I watched the BBC production of Elizabeth Gaskell’s North and South the other day. John Thornton, or, rather, Richard Armitage as John Thornton, is my new favorite romantic hero. Look at him — just look at him!

To give my ravings some context, here’s the AllMovie.com entry for North and South:

A privileged middle-class girl raised in [Victorian] rural southern England gets a rude awakening to the world when a family move forces her to contend with the unseemly inhabitants of a northern mill town in director Brian Percival’s adaptation of Elizabeth Gaskell’s timeless love story. Margaret Hale (Daniela Denby-Ashe) is the daughter of a middle-class parson and a girl accustomed to decidedly refined company. When her family is uprooted and forced to move to the northern mill town of Milton, the prim and proper country girl is notably contemptuous of her new working class neighbors – and especially of charismatic mill owner John Thornton (Richard Armitage).

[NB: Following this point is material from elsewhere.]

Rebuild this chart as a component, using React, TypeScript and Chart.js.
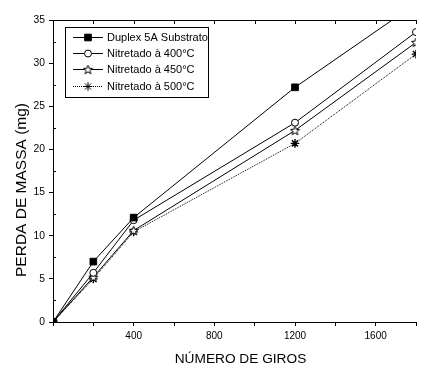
import React, { useEffect, useRef } from 'react';
import { Chart, registerables } from 'chart.js';
import { drawPoint } from 'chart.js/helpers';

Chart.register(...registerables);

const cycles = [0, 200, 400, 1200, 1800];
const duplex = [0, 7.0, 12.1, 27.2, 36.9];
const nit400 = [0, 5.7, 11.8, 23.1, 33.6];
const nit450 = [0, 5.2, 10.6, 22.2, 32.4];
const nit500 = [0, 5.0, 10.45, 20.7, 31.05];
const seriesLabels = [
  'Duplex 5A Substrato',
  'Nitretado à 400°C',
  'Nitretado à 450°C',
  'Nitretado à 500°C',
];
const xTickLabels = [400, 800, 1200, 1600];
const yTickLabels = [0, 5, 10, 15, 20, 25, 30, 35];
const xTitle = 'NÚMERO DE GIROS';
const yTitle = 'PERDA DE MASSA (mg)';

const FONT = '"Liberation Sans", Arial, Helvetica, sans-serif';

function makeStar(): HTMLCanvasElement {
  const c = document.createElement('canvas');
  c.width = 11;
  c.height = 11;
  const g = c.getContext('2d')!;
  g.beginPath();
  for (let i = 0; i < 10; i++) {
    const r = i % 2 === 0 ? 4.8 : 2.0;
    const a = -Math.PI / 2 + (i * Math.PI) / 5;
    g.lineTo(5.5 + r * Math.cos(a), 5.9 + r * Math.sin(a));
  }
  g.closePath();
  g.fillStyle = '#fff';
  g.fill();
  g.strokeStyle = '#000';
  g.lineWidth = 1;
  g.stroke();
  return c;
}

const framePlugin = {
  id: 'frameExtras',
  afterDraw(chart: any) {
    const ctx = chart.ctx as CanvasRenderingContext2D;
    const { left, right, top, bottom } = chart.chartArea;
    const xs = chart.scales.x;
    const ys = chart.scales.y;
    ctx.save();
    ctx.strokeStyle = '#000';
    ctx.lineWidth = 1;
    ctx.beginPath();
    ctx.moveTo(left, Math.round(top) + 0.5);
    ctx.lineTo(right + 1, Math.round(top) + 0.5);
    xs.ticks.forEach((t: any) => {
      const px = Math.round(xs.getPixelForValue(t.value)) + 0.5;
      ctx.moveTo(px, top);
      ctx.lineTo(px, top + 4);
    });
    ys.ticks.forEach((t: any) => {
      if (t.value % 5 !== 0) {
        const py = Math.round(ys.getPixelForValue(t.value)) + 0.5;
        ctx.moveTo(left, py);
        ctx.lineTo(left + 3, py);
      }
    });
    ctx.stroke();

    // axis titles
    ctx.fillStyle = '#000';
    ctx.font = `13.7px ${FONT}`;
    ctx.textAlign = 'center';
    ctx.textBaseline = 'alphabetic';
    ctx.fillText(xTitle, (left + right) / 2 + 6, 363);
    ctx.save();
    ctx.translate(26, (top + bottom) / 2 + 19);
    ctx.rotate(-Math.PI / 2);
    ctx.font = `15.5px ${FONT}`;
    ctx.fillText(yTitle, 0, 0);
    ctx.restore();

    // legend
    const bx = Math.round(left) + 12;
    const by = Math.round(top) + 7;
    const bw = 143;
    const bh = 70;
    ctx.fillStyle = '#fff';
    ctx.fillRect(bx, by, bw, bh);
    ctx.strokeStyle = '#000';
    ctx.strokeRect(bx + 0.5, by + 0.5, bw, bh);
    ctx.font = `11px ${FONT}`;
    ctx.textAlign = 'left';
    ctx.textBaseline = 'middle';
    chart.data.datasets.forEach((ds: any, i: number) => {
      const y = Math.round(by + 9.5 + i * 16.4) + 0.5;
      ctx.save();
      ctx.strokeStyle = '#000';
      ctx.lineWidth = 1;
      ctx.setLineDash(ds.borderDash || []);
      ctx.beginPath();
      ctx.moveTo(bx + 8, y);
      ctx.lineTo(bx + 38, y);
      ctx.stroke();
      ctx.setLineDash([]);
      ctx.fillStyle = ds.pointBackgroundColor;
      ctx.strokeStyle = ds.pointBorderColor;
      drawPoint(
        ctx,
        {
          pointStyle: ds.pointStyle,
          radius: ds.pointRadius,
          borderWidth: ds.pointBorderWidth,
          rotation: 0,
        } as any,
        bx + 23,
        y
      );
      ctx.restore();
      ctx.fillStyle = '#000';
      ctx.fillText(ds.label, bx + 42, y);
    });
    ctx.restore();
  },
};

export default function App() {
  const ref = useRef<HTMLCanvasElement | null>(null);

  useEffect(() => {
    if (!ref.current) return;
    const star = makeStar();
    const mk = (vals: number[]) => cycles.map((x, i) => ({ x, y: vals[i] }));
    const chart = new Chart(ref.current, {
      type: 'line',
      data: {
        datasets: [
          {
            label: seriesLabels[0],
            data: mk(duplex),
            borderColor: '#000',
            borderWidth: 1,
            pointStyle: 'rect',
            pointRadius: 4.7,
            pointBackgroundColor: '#000',
            pointBorderColor: '#000',
            pointBorderWidth: 1,
            tension: 0,
            fill: false,
          },
          {
            label: seriesLabels[1],
            data: mk(nit400),
            borderColor: '#000',
            borderWidth: 1,
            pointStyle: 'circle',
            pointRadius: 3.5,
            pointBackgroundColor: '#fff',
            pointBorderColor: '#000',
            pointBorderWidth: 1,
            tension: 0,
            fill: false,
          },
          {
            label: seriesLabels[2],
            data: mk(nit450),
            borderColor: '#000',
            borderWidth: 1,
            pointStyle: star as any,
            pointRadius: 5,
            pointBackgroundColor: '#fff',
            pointBorderColor: '#000',
            pointBorderWidth: 1,
            tension: 0,
            fill: false,
          },
          {
            label: seriesLabels[3],
            data: mk(nit500),
            borderColor: '#000',
            borderWidth: 1,
            borderDash: [1, 1],
            pointStyle: 'star',
            pointRadius: 4.3,
            pointBackgroundColor: '#000',
            pointBorderColor: '#000',
            pointBorderWidth: 1.4,
            tension: 0,
            fill: false,
          },
        ] as any,
      },
      options: {
        animation: false,
        responsive: false,
        maintainAspectRatio: false,
        layout: { padding: { top: 20, right: 5, left: 0, bottom: 0 } },
        plugins: {
          legend: { display: false },
          tooltip: { enabled: false },
          title: { display: false },
        },
        scales: {
          x: {
            type: 'linear',
            min: 0,
            max: 1800,
            afterFit: (s: any) => {
              s.height = 43;
            },
            ticks: {
              stepSize: 200,
              autoSkip: false,
              maxRotation: 0,
              padding: 4,
              color: '#000',
              font: { family: FONT, size: 10 },
              callback: (v: any) => (xTickLabels.includes(Number(v)) ? String(v) : ''),
            },
            grid: {
              drawOnChartArea: false,
              drawTicks: true,
              tickLength: 4,
              color: '#000',
              tickColor: '#000',
            },
            border: { display: true, color: '#000', width: 1 },
          },
          y: {
            type: 'linear',
            min: 0,
            max: 35,
            afterFit: (s: any) => {
              s.width = 53;
            },
            ticks: {
              stepSize: 2.5,
              autoSkip: false,
              padding: 4,
              color: '#000',
              font: { family: FONT, size: 10.3 },
              callback: (v: any) => (yTickLabels.includes(Number(v)) ? String(v) : ''),
            },
            grid: {
              drawOnChartArea: false,
              drawTicks: true,
              tickLength: 4,
              color: '#000',
              tickColor: (c: any) =>
                c.tick && c.tick.value % 5 === 0 ? '#000' : 'rgba(0,0,0,0)',
            },
            border: { display: true, color: '#000', width: 1 },
          },
        },
      } as any,
      plugins: [framePlugin],
    });
    return () => chart.destroy();
  }, []);

  return (
    <div
      style={{
        position: 'absolute',
        left: 0,
        top: 0,
        width: 422,
        height: 365,
        background: '#fff',
      }}
    >
      <canvas ref={ref} width={422} height={365} style={{ display: 'block' }} />
    </div>
  );
}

This mini-series is also the very rare occasion when one can say that the movie is better than the book. Elizabeth Gaskell’s books are notoriously overwrought, and North and South is a good example of why Gaskell’s reputation has foundered while Charles Dickens’ has remained on solid ground — Gaskell  is much less readable.

Also, there’s no pictures of Richard Armitage in the book, nor is he speaking John Thornton’s lines, so there’s that to be overcome.